In aviation, progress has been very slow, in important military terms, in the last thirty years. The progress that has occured has happened at a price that would have been unimaginable and horrifying forty years ago.

(Clarence "Kelly" Johnson's Skunk Works developed the U-2 in 8 months, and delivered 20 airplanes,, with spare parts, for under 20 million 1955 dollars. They developed main line jet fighers with impressive performance, even today - also for very little money. These jobs were done, with little manpower, by today's standards, not only because Johnson and his team knew their stuff -- but because they were facing real and substantial technical opportunities.

Comparing the costs of development in the 50's and 60''s to the price of single fighters today (fighers not so much better than older fighters) gives a sense of how marginal the room for improvement engineers are finding actually is.

In military aviation, the biggest innovation of the last thirty years - stealth - is obsolete.

In "smart weapons" development, there is far less to show than people expected - because people came up against a mathematical brick wall.

There are no space weapons that make any military sense at all - - for fundamental reasons very unlikely to change, including a number of mathematical brick walls. Rumsfeld's idea of a "high frontier" of military function makes no more technical sense, today, than attempting the technical performance in Kubrick's 2001 A Space Odyssey would make. We've done less than we hoped.
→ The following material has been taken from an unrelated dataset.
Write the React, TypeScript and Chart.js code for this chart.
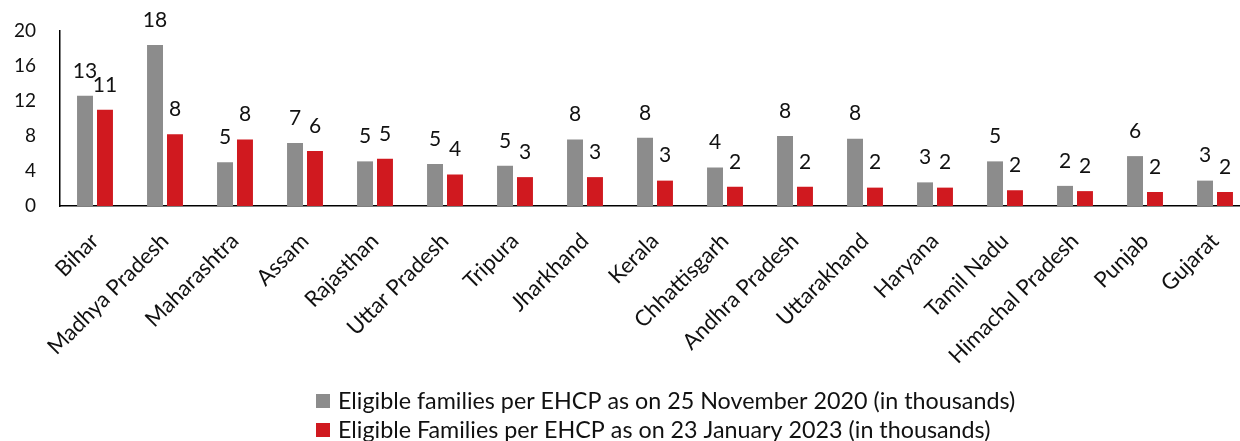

After about 140 billion dollars spent on missile defense -- we have few things that work at all, at the system level, even at the level of stunts. For basic reasons, some mathematical reasons that cannot change.

The reasons to fund military research, and new military procurement, are getting less, because the threats we face are much reduced, but also because the new stuff, on balance, may be but little better than the old -- or, in militarily useful terms, no better at all.

And the corruption of the military industrial complex has become massive -- they've been overselling their accomplishments, to get money that couldn't be rationally justified, for a long time.